The DA, COSATU and ANC are all aware that Sikhula Sonke
camped outside parliament three years ago in protest against a white farmer who
forced workers to live in pigsties, and that CSAAWU is campaigning publicly
against farmer Willie Dreyer from Leeuwenkuil farm in Agter-Paarl.
Dreyer allegedly evicted farm worker Patrick Philander, his
wife and four children and laid false charges of attempted murder against him
and another CSAAWU activist, Amos White, after they recruited other farm
workers into the union.
And the internationally-publicised Human Rights Watch report
into South Africa’s fruit and wine industries last year found farms to be “ripe
with abuse” – with farm workers having their water and electricity
disconnected, being harassed in the middle of the night by farmers’ guards and
their dogs, being exposed to pesticides and being prevented from joining
unions.
The ANC has previously fostered disunity between workers in
De Doorns instead of trying to improve the workers’ lot.
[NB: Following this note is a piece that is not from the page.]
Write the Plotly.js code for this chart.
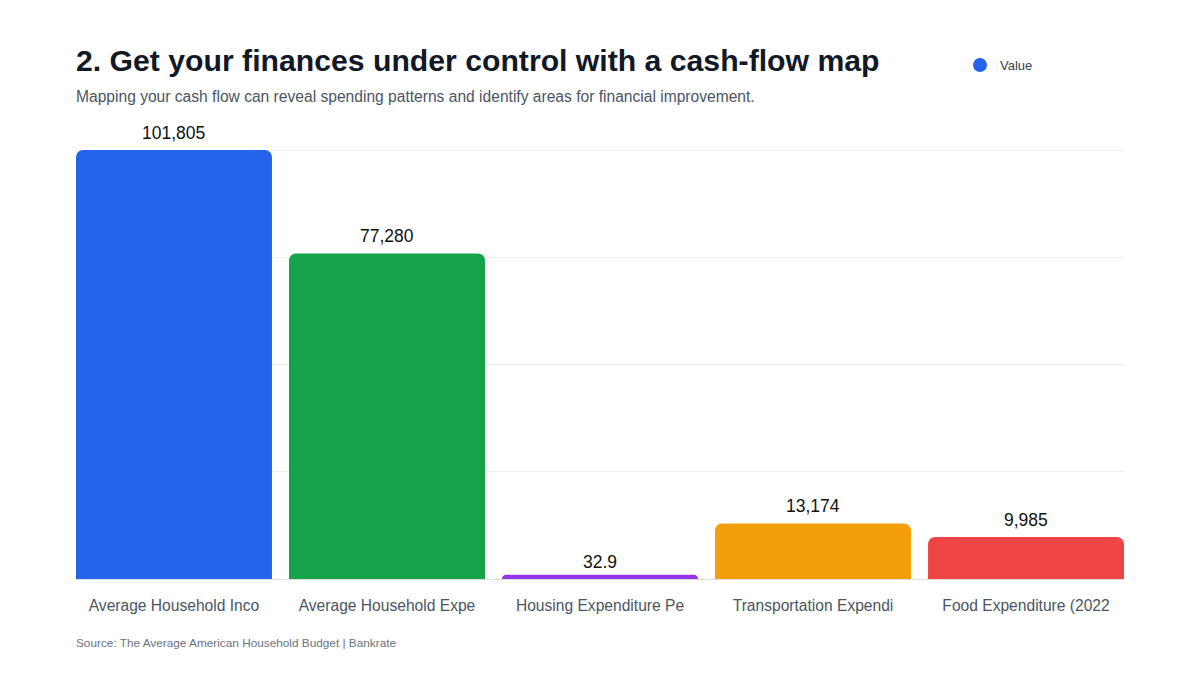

Three years ago, ANC
ward councillor Mpumelelo “Poyi” Lubisi was named in affidavits supplied to the
Legal Resources Centre as being a mastermind behind a xenophobic attack, which
displaced 3000 Zimbabwean farm workers.
At that time, PASSOP spokesperson Braam Hanekom described De
Doorns then as a “cut-throat environment that is a recipe for tension” with
farmers hiring workers through “a thousand labour brokers” who took the lump
sums and paid farm workers whatever lesser amount they were desperate enough to
accept on any given day.
The farm workers can expect no help from the party, which
rules the province – the DA, because the DA supports labour broking and white
farm ownership monopolies specifically and the free market in general. The ANC
and COSATU are only using the workers to score temporary political points
against the DA and now seem as eager to end the strike, as they were to end the
Marikana miners strike. As in Marikana, De Doorns represents the worst of South
African party politics. Like the mineworkers, South Africa’s farm workers have
long lived in slavery-like conditions and deserve the support of all to
continue their strike and keep blocking the highways.